China's 11 largest publicly-traded banks may need to raise about 300 billion yuan by selling shares and bonds to ensure they have adequate capital for credit growth, according to BNP Paribas.
The lenders would need as much as 368 billion yuan to keep their capital ratio at 12 percent, BNP said in a note to clients on Friday. Bank of China Ltd, the nation's third-largest by market value, would need 137 billion yuan.
The government has encouraged a $1.3 trillion credit boom this year to complement its monetary and fiscal stimulus plans, propelling the economy last quarter to its fastest pace of growth in a year.
China Minsheng Banking Corp on Thursday raised HK$30.1 billion to plug a shortfall, and China Merchants Bank Co aims to sell shares by year end.
With expectations of "fast loan growth and balance sheet expansion in 2009/10, banks will likely need to raise new capital to meet regulator's higher capital-adequacy standards", analysts led by Dorris Chen wrote.
The China Banking Regulatory Commission said in September it plans to tighten capital requirements for banks by capping cross holdings of subordinated bonds. The regulator also tightened lending requirements on loans for fixed-asset investments and mortgages to avoid misuse of funds.
China Minsheng, the nation's first privately owned lender, raised funds in Hong Kong's biggest public share sale since April 2007. China Merchants aims to sell as much as 22 billion yuan in shares in a rights offer by the end of the year, President Ma Weihua said last week.

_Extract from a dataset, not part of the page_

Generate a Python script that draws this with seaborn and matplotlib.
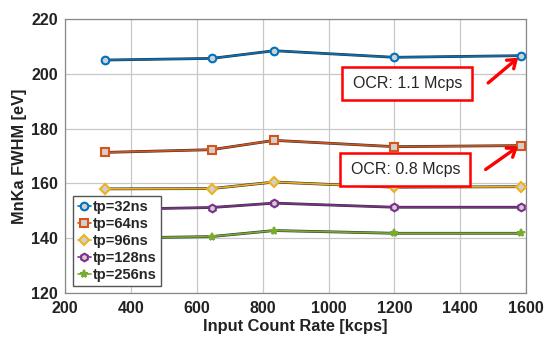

The credit expansion has led housing prices to post their biggest gains in more than a year and aided an 82 percent climb in the Shanghai Composite Index of stocks.
China may need to rein in credit growth to tame inflationary pressures and keep asset bubbles from emerging as growth accelerates, the Organization for Economic Cooperation and Development said on Thursday.
New loans are expected to be 7 trillion yuan in 2010, BNP estimated, after climbing to 8.9 trillion yuan in the first 10 months of this year.